During the hearing, Schwartz caught Thomas’s niece in several lies, one of which she was forced to admit outright. Desiree also claimed to have confided in her boyfriend about the alleged molestations, telling him everything. Schwartz then confronted her with a goodbye letter she had written to her boyfriend in which she apologized for moving away explaining that she had to get away from her aunt, and NOT Thomas . Schwartz also got Desiree to admit that she had made an accusation in the past against her step-father remarkably similar in facts to the ones she made against Thomas. Yet she had recanted that earlier accusation. On further cross-examination she admitted that the earlier recantation at her mother’s prompting taught her not only to lie, but that lying was okay if it would benefit her somehow. Several of Desiree’s friends then testified that they did not believe Desiree, that she was an habitual liar, and that they had heard and seen her complain incessantly about her aunt, but never Thomas. Instead, they all testified, Desiree routinely referred to Thomas as the father [she] never had. Donna Thomas testified to the poor relationship that she had with her niece, as well as verifying Thomas’s testimony that during the time period of the accusations, Thomas was rarely home, working both his normal shift and an inordinate amount of overtime to pay for a bigger house and a growing family. Everyone, including Desiree, testified that the Thomas’s routinely took in members of Donna’s family during the two and a half year period, again cutting into any opportunity Thomas would have to commit the acts alleged. The city, Schwartz argued, had definitely not proven its case.
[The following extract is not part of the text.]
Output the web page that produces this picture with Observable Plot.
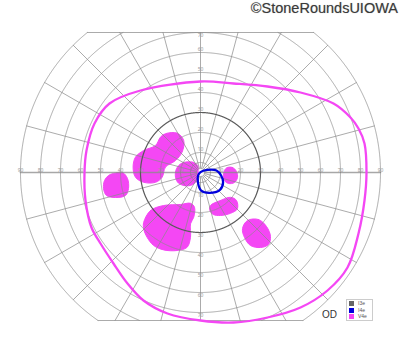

The arbitrator agreed. She found it striking that Desiree’s goodbye letter to her boyfriend did not mention the molestation but did list Donna as THE reason she wanted out of the Thomas house. The arbitrator also found significant Desiree’s earlier reported molestation and subsequent recanting of the molestation. In short, Desiree did not prove to be the impressive witness the city had said she was. Neither Desiree’s testimony nor the other evidence put forward by the city could persuade the arbitrator. In ordering Thomas back to work, the arbitrator wrote, “without proof by a preponderance of the evidence of the sexual abuse, none of the department’s charges can be sustained.” The department had the burden of proof and was unable to meet it.
Thomas can now finally see a light at the end of the tunnel. Vindicated and somewhat relieved after four years, Thomas looks forward to getting back to what he had always dreamed of as a boy: serving his community as a police officer.